Let’s start with the fundamentals. Retail absorption across Texas remained strong throughout 2024. According to CoStar, the state posted over 8 million square feet of positive net absorption by year-end, with Dallas-Fort Worth and Houston leading the charge. Vacancy statewide hovered around 4.5%—among the lowest retail rates in the country. That alone tells a story: retailers aren’t just signing—they’re staying.
But the bigger story lies in who’s leasing, and how.
We saw a significant uptick in service-based tenants: urgent care chains, boutique fitness concepts, private education centers, and fast-casual restaurants all expanded aggressively. The days of anchor-driven centers are shifting toward experience-driven clusters—environments where multiple tenants reinforce one another’s draw. In places like The Domain in Austin or Legacy West in Plano, it’s no longer enough to fill space. You have to curate it.

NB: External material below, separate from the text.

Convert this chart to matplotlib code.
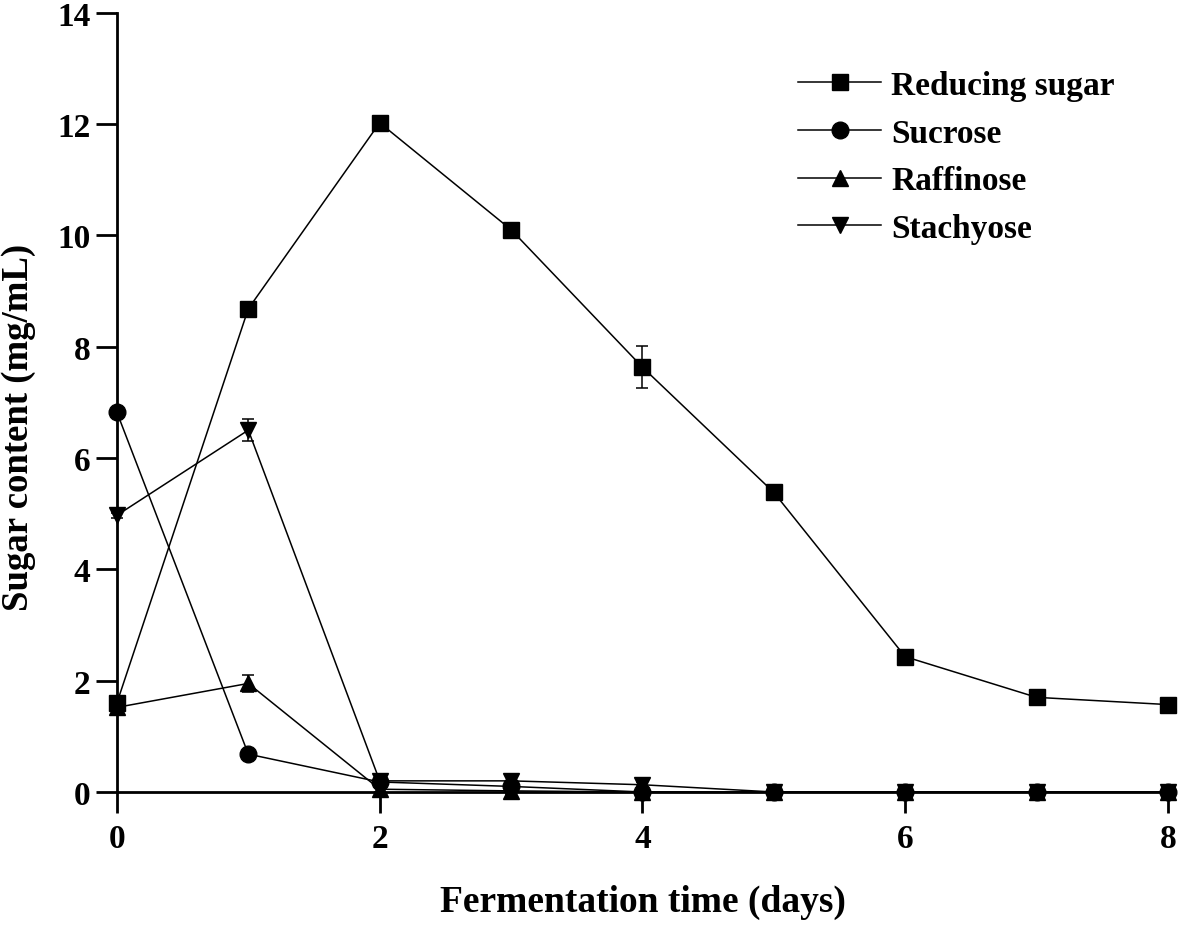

This year also brought a noticeable change in negotiation dynamics. National tenants came to the table with stronger leverage. They weren’t just asking for TI—they were asking for flexibility, termination rights, co-tenancy protections, and highly customized delivery conditions. And they got them—because in this market, landlords knew that a qualified, well-capitalized user was worth the concessions.
The inverse was true as well. Landlords in prime trade areas held firm. In Houston’s Galleria submarket and along Austin’s South Congress corridor, base rent increases averaged 6–8% year-over-year, with little resistance from tenants who saw the long-term brand value of planting a flag in the right neighborhood.
We also saw more landlord reps acting as strategic advisors. Gone are the days of “put a mattress store in it and move on.” Retail leasing in Texas now involves psychographic analysis, data layering, traffic count breakdowns, and brand compatibility studies. The most successful agents I’ve worked with in 2024 are the ones who treated leasing like capital allocation—not space marketing.
And what’s coming next? Frankly, we’re just getting warmed up.
2025 will likely bring continued strength in suburban centers, particularly near mixed-use residential developments. With homebuilding activity still strong in areas like Frisco, Leander, and Katy, we’ll see demand for neighborhood services outpacing available space. But we’ll also see more scrutiny. Retailers are being forced to do more with less square footage. Developers are thinking smaller and smarter. And operators are keeping a close eye on labor availability and construction costs before signing.
I believe we’ll also see a bifurcation: well-located centers will continue to perform, while older, less adaptable stock will struggle to maintain tenancy. Infill redevelopment projects and retail-to-medical conversions will pick up. And if interest rates begin to ease as anticipated in Q2, expect a wave of mid-sized tenants—those who sat out 2024—to begin executing on long-stalled expansion plans.
What Texas retail taught us this year is simple: location still matters—but relevance matters more.
If the space can’t deliver synergy, experience, and efficiency, it doesn’t matter what ZIP code it’s in.
Retail may be evolving, but in Texas?
It’s still alive. Still expanding. And still one of the most resilient asset classes we have.